▶ **To be done**
Using the data that follows, return exactly the lines from the one that contains "Give me the" through the one that contains "import seaborn as sns", ends included.

::::::

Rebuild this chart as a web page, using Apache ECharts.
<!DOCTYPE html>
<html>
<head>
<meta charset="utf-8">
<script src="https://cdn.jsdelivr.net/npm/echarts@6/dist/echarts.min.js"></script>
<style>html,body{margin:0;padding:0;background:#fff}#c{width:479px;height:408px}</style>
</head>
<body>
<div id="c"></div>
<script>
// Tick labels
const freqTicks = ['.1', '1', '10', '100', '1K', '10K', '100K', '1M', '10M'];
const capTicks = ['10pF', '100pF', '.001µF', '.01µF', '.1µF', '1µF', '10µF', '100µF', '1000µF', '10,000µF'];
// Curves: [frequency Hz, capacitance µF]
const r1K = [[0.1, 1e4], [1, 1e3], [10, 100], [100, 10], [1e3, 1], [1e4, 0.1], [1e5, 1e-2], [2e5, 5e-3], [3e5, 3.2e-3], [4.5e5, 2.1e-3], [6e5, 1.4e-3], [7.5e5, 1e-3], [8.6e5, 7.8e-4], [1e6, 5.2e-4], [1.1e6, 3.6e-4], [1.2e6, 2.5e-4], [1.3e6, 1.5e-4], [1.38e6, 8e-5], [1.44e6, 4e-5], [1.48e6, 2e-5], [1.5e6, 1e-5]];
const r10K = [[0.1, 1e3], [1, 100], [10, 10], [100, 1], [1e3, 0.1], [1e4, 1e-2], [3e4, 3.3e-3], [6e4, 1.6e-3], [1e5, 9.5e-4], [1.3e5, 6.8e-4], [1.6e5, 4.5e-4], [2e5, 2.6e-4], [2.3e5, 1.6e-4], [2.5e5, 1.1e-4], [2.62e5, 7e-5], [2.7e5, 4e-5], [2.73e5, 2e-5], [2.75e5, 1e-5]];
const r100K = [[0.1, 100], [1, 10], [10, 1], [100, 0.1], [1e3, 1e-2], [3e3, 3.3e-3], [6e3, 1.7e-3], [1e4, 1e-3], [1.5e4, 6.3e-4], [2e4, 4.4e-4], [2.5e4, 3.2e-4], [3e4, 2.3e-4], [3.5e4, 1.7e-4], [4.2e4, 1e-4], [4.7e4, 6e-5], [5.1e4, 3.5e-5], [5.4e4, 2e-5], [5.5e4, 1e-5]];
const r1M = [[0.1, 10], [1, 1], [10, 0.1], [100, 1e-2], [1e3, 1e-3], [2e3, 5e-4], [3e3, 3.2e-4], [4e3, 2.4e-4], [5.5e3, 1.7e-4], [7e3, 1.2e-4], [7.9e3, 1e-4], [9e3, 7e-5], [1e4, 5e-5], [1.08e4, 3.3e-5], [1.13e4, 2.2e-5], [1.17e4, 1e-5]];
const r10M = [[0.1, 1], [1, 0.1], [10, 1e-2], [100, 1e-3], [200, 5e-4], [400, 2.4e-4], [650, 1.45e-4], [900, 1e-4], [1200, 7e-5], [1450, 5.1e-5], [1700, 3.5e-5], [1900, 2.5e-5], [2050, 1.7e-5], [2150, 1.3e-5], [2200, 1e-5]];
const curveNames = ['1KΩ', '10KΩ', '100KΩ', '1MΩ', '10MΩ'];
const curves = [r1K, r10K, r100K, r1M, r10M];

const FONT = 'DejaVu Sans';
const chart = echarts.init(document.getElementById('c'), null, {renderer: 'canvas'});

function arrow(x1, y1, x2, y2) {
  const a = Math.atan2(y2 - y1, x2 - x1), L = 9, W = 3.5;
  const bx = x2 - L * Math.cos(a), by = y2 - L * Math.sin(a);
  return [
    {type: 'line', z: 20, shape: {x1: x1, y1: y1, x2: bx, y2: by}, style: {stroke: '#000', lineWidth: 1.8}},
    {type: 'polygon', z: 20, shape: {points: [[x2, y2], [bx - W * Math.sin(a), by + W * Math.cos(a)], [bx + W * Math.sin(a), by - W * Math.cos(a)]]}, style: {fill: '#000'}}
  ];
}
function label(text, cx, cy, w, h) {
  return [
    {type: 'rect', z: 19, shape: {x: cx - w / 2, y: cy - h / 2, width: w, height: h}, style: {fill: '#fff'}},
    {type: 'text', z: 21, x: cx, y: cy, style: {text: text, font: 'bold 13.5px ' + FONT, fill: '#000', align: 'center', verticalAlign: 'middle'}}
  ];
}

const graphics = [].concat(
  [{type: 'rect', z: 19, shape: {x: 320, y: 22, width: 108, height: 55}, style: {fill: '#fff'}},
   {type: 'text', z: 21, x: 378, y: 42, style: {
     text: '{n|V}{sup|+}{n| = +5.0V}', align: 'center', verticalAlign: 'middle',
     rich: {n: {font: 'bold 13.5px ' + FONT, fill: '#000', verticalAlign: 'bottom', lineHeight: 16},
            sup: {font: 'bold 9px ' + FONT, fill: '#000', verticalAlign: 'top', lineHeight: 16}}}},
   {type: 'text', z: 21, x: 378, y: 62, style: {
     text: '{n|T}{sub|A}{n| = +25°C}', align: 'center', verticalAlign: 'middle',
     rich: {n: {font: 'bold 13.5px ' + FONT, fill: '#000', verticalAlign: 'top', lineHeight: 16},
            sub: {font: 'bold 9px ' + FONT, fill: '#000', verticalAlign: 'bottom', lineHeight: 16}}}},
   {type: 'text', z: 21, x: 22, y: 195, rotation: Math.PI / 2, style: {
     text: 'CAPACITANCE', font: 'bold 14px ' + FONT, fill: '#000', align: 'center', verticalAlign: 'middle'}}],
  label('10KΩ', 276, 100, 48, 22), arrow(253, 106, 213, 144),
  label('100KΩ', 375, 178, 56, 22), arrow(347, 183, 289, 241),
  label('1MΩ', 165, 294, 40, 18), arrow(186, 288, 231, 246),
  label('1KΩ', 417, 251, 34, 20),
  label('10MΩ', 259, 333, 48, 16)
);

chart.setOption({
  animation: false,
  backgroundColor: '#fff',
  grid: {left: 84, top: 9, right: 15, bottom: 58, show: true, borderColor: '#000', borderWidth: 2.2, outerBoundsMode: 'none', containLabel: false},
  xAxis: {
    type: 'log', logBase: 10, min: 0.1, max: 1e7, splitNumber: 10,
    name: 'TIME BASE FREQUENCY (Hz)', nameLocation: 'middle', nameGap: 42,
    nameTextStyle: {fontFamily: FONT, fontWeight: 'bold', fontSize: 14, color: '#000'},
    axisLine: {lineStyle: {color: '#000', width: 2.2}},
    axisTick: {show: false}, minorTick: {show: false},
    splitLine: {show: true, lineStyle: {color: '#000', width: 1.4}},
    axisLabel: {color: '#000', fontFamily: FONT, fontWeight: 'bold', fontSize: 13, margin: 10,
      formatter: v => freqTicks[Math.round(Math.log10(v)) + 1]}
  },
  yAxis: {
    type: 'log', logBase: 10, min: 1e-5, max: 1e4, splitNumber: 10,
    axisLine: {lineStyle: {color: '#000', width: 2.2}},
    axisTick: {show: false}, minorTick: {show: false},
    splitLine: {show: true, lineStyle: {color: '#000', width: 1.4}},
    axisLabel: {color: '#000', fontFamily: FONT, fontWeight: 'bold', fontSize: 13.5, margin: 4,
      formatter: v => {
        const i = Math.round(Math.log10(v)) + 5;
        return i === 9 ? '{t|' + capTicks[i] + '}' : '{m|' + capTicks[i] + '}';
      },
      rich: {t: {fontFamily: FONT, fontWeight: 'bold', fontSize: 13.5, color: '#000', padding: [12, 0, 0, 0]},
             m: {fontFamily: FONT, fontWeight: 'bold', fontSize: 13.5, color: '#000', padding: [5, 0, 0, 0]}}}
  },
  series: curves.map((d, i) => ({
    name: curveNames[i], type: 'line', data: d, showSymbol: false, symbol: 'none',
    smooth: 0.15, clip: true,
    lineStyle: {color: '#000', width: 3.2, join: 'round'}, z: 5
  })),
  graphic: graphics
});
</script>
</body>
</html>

::::::

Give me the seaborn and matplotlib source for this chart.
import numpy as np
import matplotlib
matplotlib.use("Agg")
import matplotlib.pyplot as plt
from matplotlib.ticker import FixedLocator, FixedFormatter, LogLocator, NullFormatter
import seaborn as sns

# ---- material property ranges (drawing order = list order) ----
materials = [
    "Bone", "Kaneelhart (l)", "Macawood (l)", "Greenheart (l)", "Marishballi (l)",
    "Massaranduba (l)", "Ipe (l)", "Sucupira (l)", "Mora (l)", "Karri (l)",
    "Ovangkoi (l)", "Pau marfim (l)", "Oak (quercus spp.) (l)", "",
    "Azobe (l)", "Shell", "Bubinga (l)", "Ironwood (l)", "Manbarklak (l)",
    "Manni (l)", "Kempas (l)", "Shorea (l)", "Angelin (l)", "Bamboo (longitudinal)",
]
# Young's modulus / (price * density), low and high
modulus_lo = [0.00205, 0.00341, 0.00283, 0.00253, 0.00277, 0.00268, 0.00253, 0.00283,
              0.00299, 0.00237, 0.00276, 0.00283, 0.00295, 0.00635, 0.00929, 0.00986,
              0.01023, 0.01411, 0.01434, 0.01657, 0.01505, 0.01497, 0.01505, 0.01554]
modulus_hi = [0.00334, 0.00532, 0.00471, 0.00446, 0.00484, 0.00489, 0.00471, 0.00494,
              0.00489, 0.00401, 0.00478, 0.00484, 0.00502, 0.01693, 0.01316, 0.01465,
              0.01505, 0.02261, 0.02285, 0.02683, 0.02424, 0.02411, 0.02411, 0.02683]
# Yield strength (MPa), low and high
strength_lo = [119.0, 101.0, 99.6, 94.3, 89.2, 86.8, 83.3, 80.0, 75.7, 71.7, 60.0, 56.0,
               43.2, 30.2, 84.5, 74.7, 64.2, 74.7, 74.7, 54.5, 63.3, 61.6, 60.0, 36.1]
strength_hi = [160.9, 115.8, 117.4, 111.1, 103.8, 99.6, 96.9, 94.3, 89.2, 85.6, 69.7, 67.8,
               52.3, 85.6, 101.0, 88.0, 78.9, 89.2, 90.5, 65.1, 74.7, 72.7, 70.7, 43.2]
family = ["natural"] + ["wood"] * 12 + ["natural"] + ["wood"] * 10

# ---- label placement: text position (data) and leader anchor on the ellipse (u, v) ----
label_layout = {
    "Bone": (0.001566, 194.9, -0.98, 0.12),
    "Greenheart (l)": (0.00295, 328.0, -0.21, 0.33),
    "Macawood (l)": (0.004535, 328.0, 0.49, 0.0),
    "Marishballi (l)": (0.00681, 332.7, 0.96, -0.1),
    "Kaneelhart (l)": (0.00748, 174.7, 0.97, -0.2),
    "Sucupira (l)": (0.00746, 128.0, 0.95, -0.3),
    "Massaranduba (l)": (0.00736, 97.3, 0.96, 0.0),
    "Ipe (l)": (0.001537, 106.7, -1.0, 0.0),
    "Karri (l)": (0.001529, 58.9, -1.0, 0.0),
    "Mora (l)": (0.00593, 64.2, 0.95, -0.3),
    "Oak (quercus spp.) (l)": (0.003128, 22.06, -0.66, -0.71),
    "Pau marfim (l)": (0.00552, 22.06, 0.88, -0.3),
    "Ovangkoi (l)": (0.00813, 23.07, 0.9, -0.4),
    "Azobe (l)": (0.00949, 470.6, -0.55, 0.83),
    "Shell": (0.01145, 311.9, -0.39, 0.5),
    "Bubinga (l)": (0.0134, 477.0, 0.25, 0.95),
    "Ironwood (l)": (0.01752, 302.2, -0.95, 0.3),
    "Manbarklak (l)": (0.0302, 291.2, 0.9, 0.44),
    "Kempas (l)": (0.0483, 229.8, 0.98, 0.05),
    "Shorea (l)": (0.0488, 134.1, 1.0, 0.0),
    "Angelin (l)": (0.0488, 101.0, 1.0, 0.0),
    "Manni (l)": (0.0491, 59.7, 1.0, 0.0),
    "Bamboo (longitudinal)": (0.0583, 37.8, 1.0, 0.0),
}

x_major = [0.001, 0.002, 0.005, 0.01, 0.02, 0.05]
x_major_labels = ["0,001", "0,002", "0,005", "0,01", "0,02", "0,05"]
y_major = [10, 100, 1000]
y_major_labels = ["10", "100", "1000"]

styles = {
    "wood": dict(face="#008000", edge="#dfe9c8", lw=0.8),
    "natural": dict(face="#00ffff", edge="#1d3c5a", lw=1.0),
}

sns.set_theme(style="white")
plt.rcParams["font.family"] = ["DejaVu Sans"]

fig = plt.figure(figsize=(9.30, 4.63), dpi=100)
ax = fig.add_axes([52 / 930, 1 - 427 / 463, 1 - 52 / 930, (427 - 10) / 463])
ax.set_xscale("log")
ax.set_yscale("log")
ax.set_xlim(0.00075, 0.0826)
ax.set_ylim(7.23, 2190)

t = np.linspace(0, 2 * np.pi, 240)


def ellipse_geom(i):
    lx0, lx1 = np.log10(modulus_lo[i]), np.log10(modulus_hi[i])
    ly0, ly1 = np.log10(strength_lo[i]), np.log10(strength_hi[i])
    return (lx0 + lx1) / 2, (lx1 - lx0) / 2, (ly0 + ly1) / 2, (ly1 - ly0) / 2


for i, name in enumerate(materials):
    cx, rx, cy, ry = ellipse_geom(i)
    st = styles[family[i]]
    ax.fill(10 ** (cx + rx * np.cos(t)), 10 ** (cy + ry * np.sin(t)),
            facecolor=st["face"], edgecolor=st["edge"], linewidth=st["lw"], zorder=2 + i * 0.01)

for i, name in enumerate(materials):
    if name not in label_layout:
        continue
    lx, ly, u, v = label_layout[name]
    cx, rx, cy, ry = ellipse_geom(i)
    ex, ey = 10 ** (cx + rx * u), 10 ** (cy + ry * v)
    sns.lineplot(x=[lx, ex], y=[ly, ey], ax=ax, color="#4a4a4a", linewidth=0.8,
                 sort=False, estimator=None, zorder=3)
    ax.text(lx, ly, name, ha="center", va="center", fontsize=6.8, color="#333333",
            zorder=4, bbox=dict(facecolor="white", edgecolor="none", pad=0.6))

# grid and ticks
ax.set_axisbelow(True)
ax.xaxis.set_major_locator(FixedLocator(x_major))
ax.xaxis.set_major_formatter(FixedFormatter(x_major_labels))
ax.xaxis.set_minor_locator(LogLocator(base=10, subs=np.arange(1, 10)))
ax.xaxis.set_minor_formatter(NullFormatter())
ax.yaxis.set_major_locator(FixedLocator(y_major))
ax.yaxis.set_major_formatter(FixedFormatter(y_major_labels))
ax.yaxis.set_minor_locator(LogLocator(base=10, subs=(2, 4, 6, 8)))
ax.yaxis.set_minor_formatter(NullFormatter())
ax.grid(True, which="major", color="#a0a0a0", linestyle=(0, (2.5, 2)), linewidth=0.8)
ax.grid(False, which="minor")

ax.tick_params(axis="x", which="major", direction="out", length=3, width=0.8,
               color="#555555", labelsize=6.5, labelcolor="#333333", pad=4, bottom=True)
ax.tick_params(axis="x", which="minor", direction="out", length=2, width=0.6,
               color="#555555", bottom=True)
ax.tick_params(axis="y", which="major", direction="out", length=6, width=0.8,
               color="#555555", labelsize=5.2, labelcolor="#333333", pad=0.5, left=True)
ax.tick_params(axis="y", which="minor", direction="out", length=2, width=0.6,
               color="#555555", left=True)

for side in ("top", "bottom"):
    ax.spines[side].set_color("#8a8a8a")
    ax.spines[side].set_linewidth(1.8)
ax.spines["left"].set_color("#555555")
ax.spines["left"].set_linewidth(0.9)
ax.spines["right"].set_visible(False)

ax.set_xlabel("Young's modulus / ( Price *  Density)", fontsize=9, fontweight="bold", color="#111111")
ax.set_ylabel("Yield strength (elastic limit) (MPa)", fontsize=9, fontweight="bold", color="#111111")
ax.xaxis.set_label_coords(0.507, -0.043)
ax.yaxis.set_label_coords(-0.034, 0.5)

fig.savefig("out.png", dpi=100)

::::::

▶ **The completed task**
Give me the seaborn and matplotlib source for this chart.
import numpy as np
import matplotlib
matplotlib.use("Agg")
import matplotlib.pyplot as plt
from matplotlib.ticker import FixedLocator, FixedFormatter, LogLocator, NullFormatter
import seaborn as sns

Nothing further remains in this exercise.